Let’s think now of the second part of the passage when God made clear once and for all that he had chosen Aaron and the Levites to serve before him in the Tabernacle. Afterwards the people said:
Anyone who even comes near the Tabernacle of the Lord will die!
You see, under the Old Covenant — under the covenant which the Lord made with them at that time — the people were kept away from the presence of the Lord. Though he lived in their midst, the lay people could not come into his presence in the Tabernacle. In fact, if you recall an earlier chapter, one of the jobs of the Levites was to guard the Tabernacle and keep the people away for their own good, so that they would not die. Furthermore, only the High Priest could enter the Holy of Holies which was God’s throne room; and he could only enter there once a year on the Day of Atonement. So, under the Old Covenant, the people were kept away from the presence of the Lord. They were not able to come before the Lord in his holy sanctuary; and the High Priest could only enter the presence of the Lord once a year.
But now — under the New Covenant which was put into effect by the blood of Christ — believers may come before the Lord with confidence and at any time, because through faith in Christ we are pardoned and accepted as righteous in God’s sight. Christ’s perfect righteousness covers our own unrighteousness; and we’re able to come before the Lord with confidence, knowing that we have been pardoned by God; and we’ve been washed and cleansed by Christ’s blood; we’ve been accepted in Christ the Beloved.
Under the Old Covenant, the people had to keep away. But under the New Covenant, we may come near to God to worship him; and one day we will come into his presence in glory and we shall see him face to face. And so, God’s plans and purposes for us will be fulfilled. In the beginning — when God made Adam and Eve — he placed them in the Garden where he came to visit them from time to time. And God placed in the Garden the Tree of Life which held out to them the promise of something even better than the Garden of Eden. It held out to them the promise of a greater, unchangeable, eternal life with God, which they would enjoy if they remained obedient to him. But when they sinned against God, they were sent out of the Garden; and the way to the Tree of Life — and the way to that greater, unchangeable, eternal life with God — was closed off to them. And so, afterwards, the whole system of worship in the Old Testament made clear that fellowship with God, communion with God, life with God, was impossible for sinners. Everything said:
Anyone who even comes near [the Lord], will die!
But now — because of the atoning sacrifice of Christ — the way into God’s presence has been opened to us; and we look forward with hope to the day when Christ comes again and we’re brought at last into the presence of the Lord to enjoy that greater, unchangeable, eternal life with God which Adam forfeited by his sin, but which the Last Adam has won for us by his perfect obedience. On that day, when Christ comes again, we’ll come into God’s presence and we’ll see him face to face; and we’ll never have to leave. Our blessedness will be perfect; our joy will be everlasting; nothing will ever happen to diminish or reduce our happiness; and we will be with the Lord for ever and for ever.

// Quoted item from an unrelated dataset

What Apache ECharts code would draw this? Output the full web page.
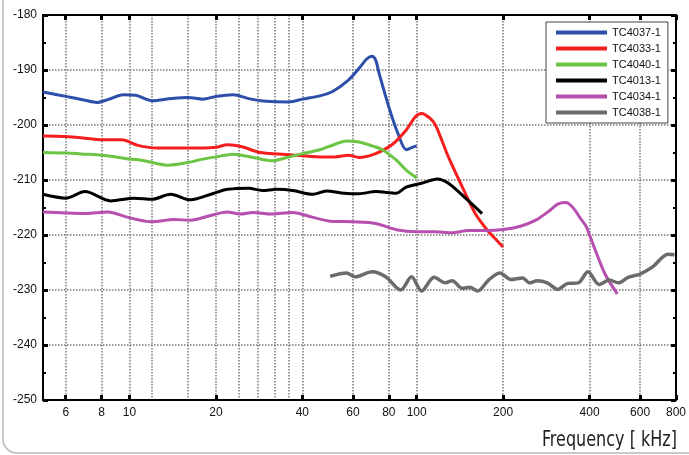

And until that day comes, we’re to watch out lest we’re hardened by sin’s deceitfulness and begin to grumble and complain against the Lord or turn away from him as the Israelites did. Instead we’re to encourage one another to remain faithful to the Lord and to walk in his ways and to do his will, standing firm in the faith and letting nothing move us from the Lord who has promised us greater things to come at the appearing of our great God and Saviour, Jesus Christ.